Florida Republicans target GOP candidate Rhonda Rebman Lopez in attack ads as Lopez fires back


Florida Republicans are releasing ads linking local businesswoman and GOP activist Rhonda Rebman Lopez to disgraced former Tallahassee Mayor Andrew Gillum, as Lopez attempts to Primary incumbent GOP Rep. Jim Mooney.

Now, Lopez is pushing back, asserting her conservative bona fides exceed those of her incumbent opponent in House District 120.

The new TV ad ties Lopez to Gillum and labels her a “RINO” who has been “paid for by Democrats.” It includes clips from reports Florida Politics published detailing how a Democratically backed political committees funded ads supporting Lopez’s campaign, including one pulled off the air for false statements about incumbent HD 120 Rep. Jim Mooney.

Funding for the ad — which urges viewers to vote for Mooney, Miami-Dade County Rep. Juan Fernandez-Baruqin and West Palm Beach Rep. Rick Roth — came from the Florida House Republican Campaign Committee.

Lopez responded Thursday, dismissing any suggestion she is in cahoots with the Democratic Party or Gillum — who faces federal charges for allegedly embezzling funds from his 2018 gubernatorial campaign — as patently false.

“I’ve never met that man in my life,” she told Florida Politics, asserting she is a proud conservative with deep Republican roots and a history of support for Gov. Ron DeSantis.

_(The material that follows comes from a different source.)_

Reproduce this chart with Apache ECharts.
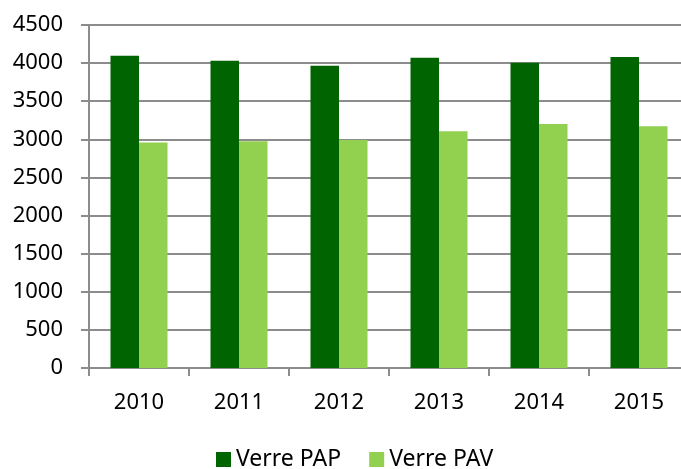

“I introduced Ronald Reagan at the University of Alabama when he was President and I was a cheerleader. My daddy is a Korean War vet. My grandfather is buried at Arlington National Cemetery. My husband is a pilot in the U.S. Navy. I was co-Chair of Women for DeSantis in South Florida when he ran against Gillum. I’m the No. 1 fundraiser Monroe County has ever seen — I brought Marco Rubio in and raised over $125,000; they’ve been trying to get Marco to speak for five years, and I got him — and that’s what the leadership in Tallahassee is saying about me?”

Lopez, who lost to Mooney in the 2020 Republican Primary for HD 120 by 1 percentage point, suggested the state GOP’s support for Mooney is because he generally toes the party line. But he’s made some exceptions in defiance of DeSantis’ agenda, she said.

“He takes every vote they ask him to take. He’s one of those legislators that’s happy to be there. He’s like a golden retriever,” she said. “Well, I’m a German shepherd, and I’m only taking the votes that are best for House District 120.”

She continued, “Jim Mooney voted against clean water and the parental rights (in education) bill. That’s Gov. DeSantis’ signature legislation, and he voted against it.”

Lopez led a six-person field in June fundraising for Florida’s southernmost House district with $36,000.

Through July 15, she’s raised close to $165,000 this election cycle. Of that, she had more than $59,000 left to spend between her campaign account and political committee, Advocates for Florida Keys Protection.

Lopez’s largest single gain last month was a $10,000 self-loan. The director of international marketing at PECO International Electric, a Florida-based business her husband has led since 2009, said she’s willing to spend far more than that to supplant Mooney.

“(The Republican leadership in Tallahassee told me), ‘It may cost us $1 million to bring Jimmy back up here, and we’re going to do it,’ and I said, ‘Guess what? I have to sell three power transformers at my company to bring in $1 million, so I’m going to sell four,” she said. “And I’ll still be eating steak for dinner.”

Through July 15, Lopez’s campaign reported raising $133,000 and spending $73,000 this election cycle. Meanwhile, Mooney has raised $303,000, spent $143,000 and enjoyed about $64,000 worth of in-kind aid from the Republican Party of Florida in the form of polling help, campaign staff and food and beverages.

They face each other and fellow GOP candidate Robert Allen in the Republican Primary on Aug. 23. The General Election is on Nov. 8.

Allen has raised $4,850 since filing to run in December. Of that, all but $100 came from his own bank account.

On the other side of the political aisle, political operative and lawyer Daniel Horton-Diaz will square off against anti-corruption lawyer Adam Gentle in the Democratic Primary.

Horton-Diaz has raised $77,000 and spent $40,000 since filing to run for HD 120 January. Gentle holds about $48,000 of roughly $101,000 he’s amassed since January.

HD 120 contains Homestead and Florida City in Miami-Dade County, including Homestead Air Reserve Base and Biscayne National Park, as well as all of Monroe County.